Why do people universally crave confidence, arguably even more than they desire money, mates, and material success? Because, confidence is one of perhaps just two experiences in life (love being the second) that change all the other things in life for the better. People with greater confidence are rated as more attractive, adventurous and outgoing, and physically and emotionally healthier. They enjoy more and higher-quality relationships. Confidence even makes people more resilient to stress. The more intriguing question is why everyone doesn’t already have more confidence. You’re probably underachieving your confidence potential not because of a lack of support or external success but because of accidental ways you’ve learned and been taught to think. If that explanation strikes you as too simple to be true, consider the following:
为什么人们普遍渴望自信,甚至超过了对金钱、伴侣和物质成功的渴求?这是因为,自信或许是人生中仅有的两种(另一种是爱)会令生活处处向好的体验之一。较为自信的人往往被认为更具魅力、更勇于冒险、更外向开朗,身心也更健康。他们拥有更多高质量的社交关系。自信甚至能让人在面对压力时更具韧性。比较耐人寻味的问题是,为何并非人人都自然而然拥有充足的自信?你之所以未能充分发挥自信潜能,或许并非因为缺乏支持或外在成就,而是由于你无意中习得并被灌输的思维方式。如果你觉得这个解释过于简单,让人难以置信,不妨思考以下几点:
· Self-limiting beliefs can make a rich person feel poor;
·自我设限的信念能让富人感到贫穷;
· A strong person feel weak;
·让强者感到脆弱;
· A beloved person feel lonely.
·让被爱者感到孤独。
It turns out—left unrecognized and unaddressed—the same types of self-limiting belief patterns can also confine a potentially confident and self-actualized person to a lifetime of insecurity.
事实证明,如果这种自我设限的信念模式未被察觉并妥善解决,那么一个本可以自信满满、实现自我价值的人很可能终生都困于不安之中。

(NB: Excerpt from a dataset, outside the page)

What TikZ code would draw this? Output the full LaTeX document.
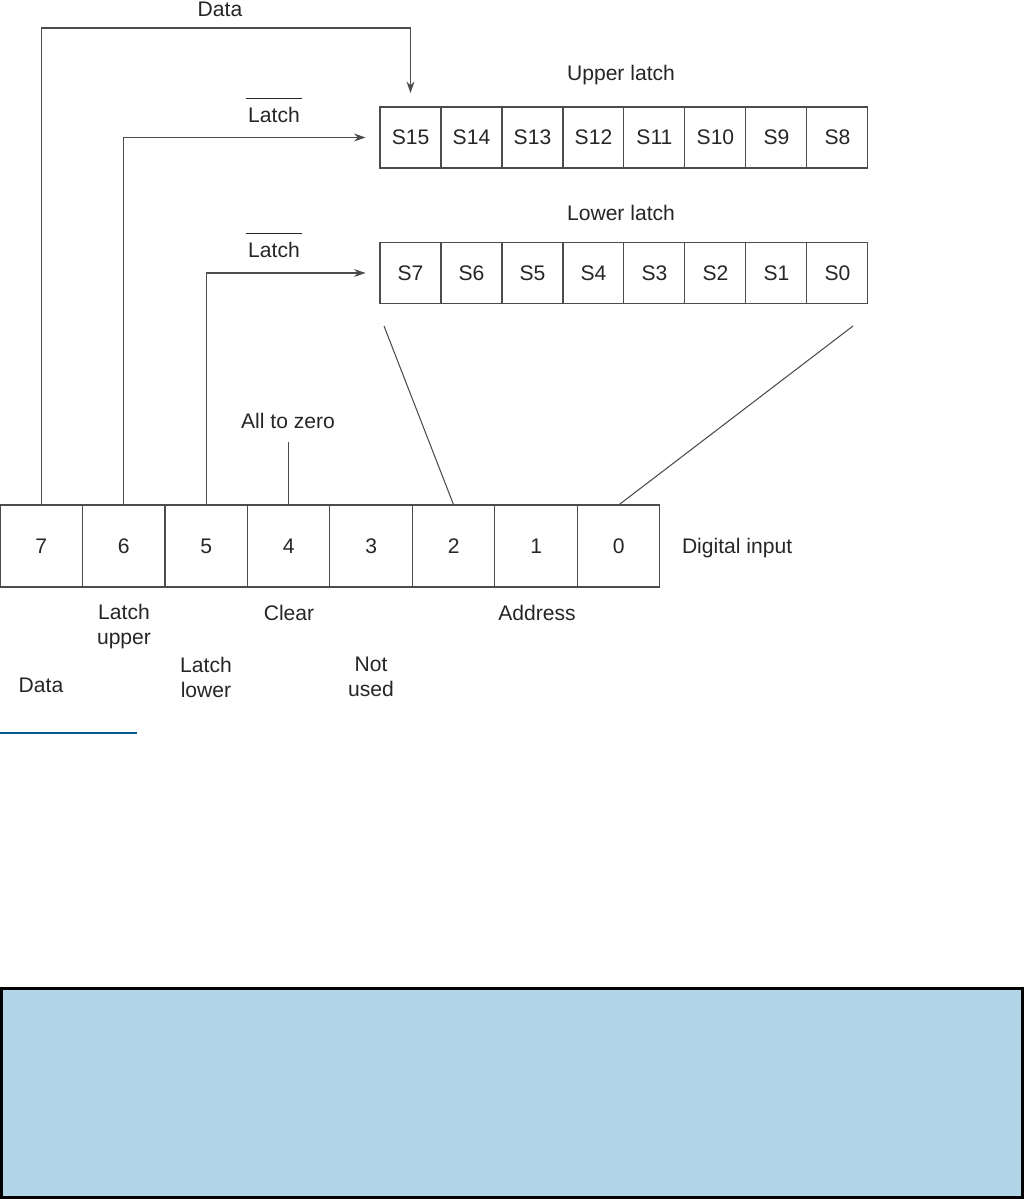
\documentclass[tikz,border=0pt]{standalone}
\usepackage{fontspec}
\setmainfont{Liberation Sans}
\usetikzlibrary{positioning,calc,arrows.meta}
\definecolor{rulecol}{RGB}{0,90,140}
\definecolor{panelfill}{RGB}{178,213,231}
\newcommand\latchbar[1]{\(\overline{\mbox{\kern1.5pt\rule{0pt}{12.6pt}#1\kern1.5pt}}\)}
\tikzset{
  bitcell/.style={draw=black!70, line width=0.6pt, minimum width=1.65cm, minimum height=1.64cm},
  latchcell/.style={draw=black!70, line width=0.6pt, minimum width=1.22cm, minimum height=1.22cm},
  wire/.style={draw=black!70, line width=0.6pt},
  feed/.style={wire, -{Stealth[length=6.5pt, width=4.5pt]}},
  lbl/.style={text=black!85}
}

\begin{document}
\begin{tikzpicture}[x=0.02cm, y=-0.02cm, every node/.style={inner sep=0pt, outer sep=0pt, font=\fontsize{12}{14.5}\selectfont}]
  \useasboundingbox (0,0) rectangle (1024,1199);
  \node[bitcell, lbl] (b7) at (41.25,546) {7};
  \node[bitcell, lbl] (b6) [right=0pt of b7] {6};
  \node[bitcell, lbl] (b5) [right=0pt of b6] {5};
  \node[bitcell, lbl] (b4) [right=0pt of b5] {4};
  \node[bitcell, lbl] (b3) [right=0pt of b4] {3};
  \node[bitcell, lbl] (b2) [right=0pt of b3] {2};
  \node[bitcell, lbl] (b1) [right=0pt of b2] {1};
  \node[bitcell, lbl] (b0) [right=0pt of b1] {0};
  \node[lbl, anchor=base west] (din) at (682,553) {Digital input};
  \node[latchcell, lbl] (u15) at (410.5,137.5) {S15};
  \node[latchcell, lbl] (u14) [right=0pt of u15] {S14};
  \node[latchcell, lbl] (u13) [right=0pt of u14] {S13};
  \node[latchcell, lbl] (u12) [right=0pt of u13] {S12};
  \node[latchcell, lbl] (u11) [right=0pt of u12] {S11};
  \node[latchcell, lbl] (u10) [right=0pt of u11] {S10};
  \node[latchcell, lbl] (u9) [right=0pt of u10] {S9};
  \node[latchcell, lbl] (u8) [right=0pt of u9] {S8};
  \node[latchcell, lbl] (l7) at (410.5,273) {S7};
  \node[latchcell, lbl] (l6) [right=0pt of l7] {S6};
  \node[latchcell, lbl] (l5) [right=0pt of l6] {S5};
  \node[latchcell, lbl] (l4) [right=0pt of l5] {S4};
  \node[latchcell, lbl] (l3) [right=0pt of l4] {S3};
  \node[latchcell, lbl] (l2) [right=0pt of l3] {S2};
  \node[latchcell, lbl] (l1) [right=0pt of l2] {S1};
  \node[latchcell, lbl] (l0) [right=0pt of l1] {S0};
  \node[lbl, anchor=base] (uptitle) at (621,81) {Upper latch};
  \node[lbl, anchor=base] (lowtitle) at (621,221) {Lower latch};
  \node[lbl, anchor=base] (datatop) at (220,17) {Data};
  \node[lbl, anchor=base] (ulatch) at (274,123) {\latchbar{Latch}};
  \node[lbl, anchor=base] (llatch) at (274,258) {\latchbar{Latch}};
  \node[lbl, anchor=base] (zero) at (288,428) {All to zero};
  \node[lbl, anchor=north, align=center] (lup) at (124,604) {Latch\\upper};
  \node[lbl, anchor=base] (clr) at (289,620) {Clear};
  \node[lbl, anchor=base] (addr) at (537,620) {Address};
  \node[lbl, anchor=north, align=center] (llow) at (206,657) {Latch\\lower};
  \node[lbl, anchor=north, align=center] (nu) at (371,657) {Not\\used};
  \node[lbl, anchor=base] (databot) at (41,692) {Data};
  \coordinate (dtop) at (410.5,28);
  \coordinate (fanl) at (384,326);
  \coordinate (fanr) at (853,326);
  \draw[feed, shorten >=0.28cm] (b7.north) |- (dtop) -- (u15.north);
  \draw[feed, shorten >=0.29cm] (b6.north) |- (u15.west);
  \draw[feed, shorten >=0.29cm] (b5.north) |- (l7.west);
  \draw[wire] ($(b4.north)+(0,-63)$) -- (b4.north);
  \draw[wire] (fanl) -- (b2.north);
  \draw[wire] (fanr) -- (b0.north);
  \draw[rulecol, line width=0.04cm] (0,732.5) -- (137,732.5);
  \draw[line width=0.06cm, fill=panelfill] (1.5,988.5) rectangle (1022.5,1197.5);
\end{tikzpicture}
\end{document}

Why confidence is so elusive.
自信为何如此难以企及。
If confidence were a metaphorical wise man living atop a Himalayan mountain, we could say that most people lack confidence because they have been given bad directions. Even the most precious and sought-after treasure will likely elude us without an accurate map. What are the common “directions” we are given to climb the confidence mountain? We are taught that confidence comes from a) having successful experiences; b) achieving degrees, promotions, and related milestones; c) from obtaining experience at the thing about which we want to be confident; and from d) support and encouragement from others.
倘若将自信比作一位住在喜马拉雅之巅的智者,那么我们可以说,大多数人缺乏自信是因为听信了错误的指引。